Changing perspectives
It’s a change in perspective that Morrison herself knows intimately: “When I was in my fellowship and I was doing an adult endocrine rotation, there was an overweight young person, a 30-ish year old, that we had seen as a patient. And the clinician said to me, ‘So, Why do you think that person’s overweight?’ And I said, ‘Well, that’s easy; they obviously don’t do enough activity and they eat too much.’ And he challenged me on that, way back before the whole obesity epidemic had started, and that sparked my interest in trying to understand the influences on diet, on nutritional intake, on physical activity, and how those impact health.
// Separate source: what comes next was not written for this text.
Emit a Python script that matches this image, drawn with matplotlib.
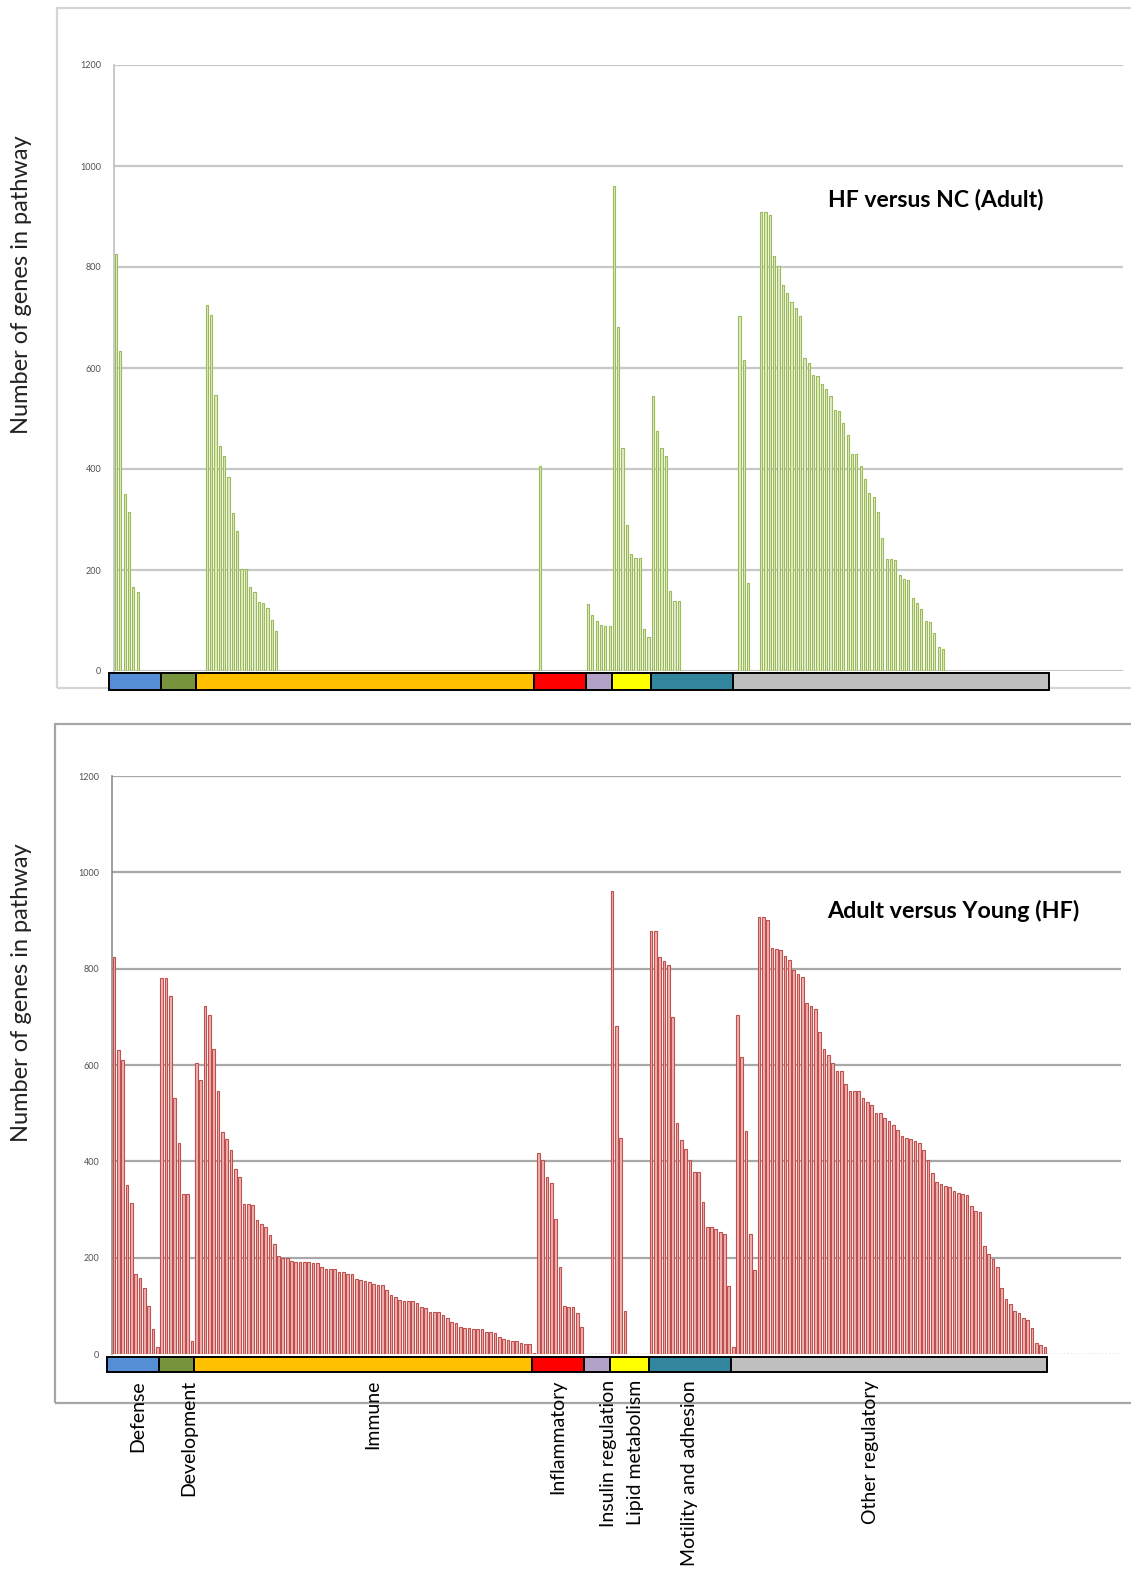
import matplotlib
matplotlib.use("Agg")
import matplotlib.pyplot as plt
from matplotlib.patches import Rectangle

plt.rcParams['font.family'] = ['Lato', 'DejaVu Sans']

categories = ["Defense", "Development", "Immune", "Inflammatory",
              "Insulin regulation", "Lipid metabolism",
              "Motility and adhesion", "Other regulatory"]
cat_colors = ["#558ED5", "#77933C", "#FFC000", "#FF0000",
              "#B3A2C7", "#FFFF00", "#31859C", "#BFBFBF"]

# HF versus NC (Adult) - pathways per category, gene counts
top_defense = [825, 634, 350, 314, 167, 157, 0, 0, 0, 0, 0]
top_development = [0, 0, 0, 0, 0, 0, 0, 0]
top_immune = [0, 0, 725, 705, 547, 446, 425, 385, 312, 278, 202, 202, 166, 157,
              136, 134, 124, 101, 80,
              0, 0, 0, 0, 0, 0, 0, 0, 0, 0, 0, 0, 0, 0, 0, 0, 0, 0, 0, 0,
              0, 0, 0, 0, 0, 0, 0, 0, 0, 0, 0, 0, 0, 0, 0, 0, 0, 0, 0, 0,
              0, 0, 0, 0, 0, 0, 0, 0, 0, 0, 0, 0, 0, 0, 0, 0, 0, 0, 0]
top_inflammatory = [0, 405, 0, 0, 0, 0, 0, 0, 0, 0, 0, 0]
top_insulin = [132, 111, 99, 91, 90, 90]
top_lipid = [961, 681, 442, 290, 231, 223, 223, 84, 68]
top_motility = [544, 476, 441, 425, 158, 139, 138,
                0, 0, 0, 0, 0, 0, 0, 0, 0, 0, 0, 0]
top_other = [0, 702, 616, 175, 0, 0,
             909, 909, 902, 822, 802, 764, 748, 731, 719, 703, 620, 609, 587,
             584, 568, 558, 545, 517, 515, 492, 467, 430, 429, 405, 380, 353,
             345, 314, 264, 222, 222, 220, 190, 183, 180, 145, 135, 122, 99,
             97, 76, 48, 44,
             0, 0, 0, 0, 0, 0, 0, 0, 0, 0, 0, 0, 0, 0, 0, 0, 0, 0, 0, 0,
             0, 0, 0, 0]

# Adult versus Young (HF)
bot_defense = [825, 632, 610, 350, 314, 167, 157, 136, 100, 52, 15]
bot_development = [780, 780, 743, 532, 438, 333, 333, 26]
bot_immune = [605, 568, 722, 703, 633, 547, 460, 447, 424, 384, 368, 312, 311,
              309, 278, 270, 263, 248, 228, 203, 200, 200, 193, 192, 191, 190,
              190, 188, 188, 180, 177, 177, 176, 171, 170, 167, 166, 156, 154,
              151, 150, 146, 144, 144, 133, 122, 119, 112, 110, 110, 109, 106,
              97, 96, 88, 88, 87, 80, 75, 67, 65, 56, 53, 53, 52, 51, 51, 46,
              45, 44, 35, 31, 30, 28, 26, 22, 21, 21]
bot_inflammatory = [3, 418, 403, 368, 354, 280, 181, 99, 97, 97, 86, 56]
bot_insulin = [0, 0, 0, 0, 0, 0]
bot_lipid = [961, 680, 449, 90, 0, 0, 0, 0, 0]
bot_motility = [878, 878, 824, 815, 807, 700, 479, 444, 425, 402, 378, 378,
                315, 264, 264, 260, 254, 249, 142]
bot_other = [14, 703, 616, 463, 250, 174,
             907, 907, 901, 843, 841, 838, 826, 819, 798, 788, 783, 729, 723,
             716, 668, 633, 621, 605, 588, 588, 561, 547, 547, 546, 531, 524,
             516, 501, 500, 490, 483, 476, 466, 453, 448, 446, 443, 438, 424,
             403, 376, 357, 353, 348, 347, 339, 334, 333, 330, 308, 297, 294,
             224, 208, 198, 181, 138, 114, 103, 90, 86, 74, 70, 54, 23, 19, 14]

top_groups = [top_defense, top_development, top_immune, top_inflammatory,
              top_insulin, top_lipid, top_motility, top_other]
bot_groups = [bot_defense, bot_development, bot_immune, bot_inflammatory,
              bot_insulin, bot_lipid, bot_motility, bot_other]

counts = [len(g) for g in bot_groups]
top_vals = [v for g in top_groups for v in g]
bot_vals = [v for g in bot_groups for v in g]
yticks = [0, 200, 400, 600, 800, 1000, 1200]

# small nudges of the category captions (in bar units), as in the original
label_shift = [0.5, 2.7, 2.3, 0, 2.8, 1.4, 0, -4.2]

W, H = 1131, 1570
fig = plt.figure(figsize=(W / 100, H / 100), dpi=100)
fig.patch.set_facecolor("white")

# panel frames (drawn under the axes so the colour bands sit on top)
fig.add_artist(Rectangle((57 / W, 1 - 688 / H), 1.1, 680 / H, transform=fig.transFigure,
                         fill=False, edgecolor="#D4D4D4", lw=1.6, zorder=-1))
fig.add_artist(Rectangle((55 / W, 1 - 1403 / H), 1.1, 679 / H, transform=fig.transFigure,
                         fill=False, edgecolor="#A6A6A6", lw=1.6, zorder=-1))

ax1 = fig.add_axes([113.8 / W, 1 - 671 / H, 1008.9 / W, 606 / H])
ax2 = fig.add_axes([111.8 / W, 1 - 1354 / H, 1008.9 / W, 578 / H])


def style_axis(ax, grid_color, spine_color):
    ax.set_xlim(-0.5, 232.5)
    ax.set_ylim(0, 1200)
    ax.set_facecolor("none")
    for s in ["top", "right", "bottom"]:
        ax.spines[s].set_visible(False)
    ax.spines["left"].set_color(spine_color)
    ax.spines["left"].set_linewidth(1.2)
    ax.set_xticks([])
    ax.set_yticks(yticks)
    ax.set_yticklabels([str(t) for t in yticks])
    ax.tick_params(axis="y", length=0, pad=9, labelsize=6.5, labelcolor="#505050")
    for t in yticks[1:]:
        ax.axhline(t, color=grid_color, lw=1.6, zorder=0)


def draw_band(ax, y0, y1):
    start = -0.5
    for k, (n, c) in enumerate(zip(counts, cat_colors)):
        left = start - 1.1 if k == 0 else start
        wid = n + 1.1 if k == 0 else n
        ax.add_patch(Rectangle((left, -y1), wid, y1 - y0, facecolor=c,
                               edgecolor="black", lw=1.4, clip_on=False, zorder=5))
        start += n


x = list(range(len(bot_vals)))

style_axis(ax1, "#C8C8C8", "#C0C0C0")
ax1.axhline(0, color="#C8C8C8", lw=1.6, zorder=0)
ax1.bar(x, top_vals, width=0.5, color="#E1EBC8", edgecolor="#9BBB59",
        lw=[0.8 if v else 0 for v in top_vals], zorder=3)
draw_band(ax1, 4, 37)

style_axis(ax2, "#A8A8A8", "#8C8C8C")
ax2.axhline(0, color="#8C8C8C", lw=1.0, ls=(0, (1, 1.5)), zorder=2)
ax2.bar(x, bot_vals, width=0.62, color="#EDB3B2", edgecolor="#C0504D", lw=0.8, zorder=3)
draw_band(ax2, 6, 37)

# category labels under the lower band
start = -0.5
for name, n, dx in zip(categories, counts, label_shift):
    ax2.text(start + n / 2 + dx, -54, name, rotation=90, ha="center", va="top",
             fontsize=14, color="black", clip_on=False)
    start += n

fig.text(828 / W, 1 - 199 / H, "HF versus NC (Adult)", ha="left", va="center",
         fontsize=16.6, fontweight="bold")
fig.text(827 / W, 1 - 911 / H, "Adult versus Young (HF)", ha="left", va="center",
         fontsize=16.8, fontweight="bold")

for yc in [285, 993]:
    fig.text(22 / W, 1 - yc / H, "Number of genes in pathway", rotation=90,
             ha="center", va="center", fontsize=17, color="#222222")

fig.savefig("out.png", dpi=100, facecolor="white")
“[Our studies] are really drawn from a need to do a better job at the weight management, and the management altogether, of these children. Because we don’t do a great job so far, and we’re really trying to improve on that.”
The Goal
As Morrison notes, though, the problems that the MAC-OBESITY program addresses are not size, in and of itself, but health. Of all the children present at McMaster Children’s Hospital for weight management, 21% have pre-diabetes; and 8 in 10 have at least one cardiovascular risk factor; 1 in five have multiple cardiovascular risk factors.
These are the seeds of very severe health problems later in life, and longitudinal studies predict a 15-fold increased risk of heart attack by 50 years of age in youth with multiple cardio-metabolic risk factors.
Ironically, there is a fight going as I write this in New York State right now over a ban of high-sugar content beverages from movie theatres and limiting drink size to 16 ounces in food service outlets. The suggestion, as you might expect, has been met with derision and shock at one end of the spectrum, and bemusement at the other. We think sugar is fine, just part of life, and it tastes good. The reality, though, is that it’s one of the things that contributes, Cleary, to obesity and, as a result, a rise in diabetes, pediatric stroke, and cancer.
The work at McMaster is an expression of the broad focus being taken by both the clinical program and researcher. It’s also an expression of how important the topic is. The desire is to translate research findings into clinical and population based interventions.
It’s perhaps a different kind of approach, but one that addresses the depth and breadth of what has the potential to be the greatest health concern in the Canadian population in the years to come.
Dr. Katherine Morrison is a pediatric endocrinologist and an associate professor in the Department of Pediatrics at McMaster. Her clinical and research interests relate to the determinants, adverse health consequences and treatment of childhood obesity and lipid disorders in children.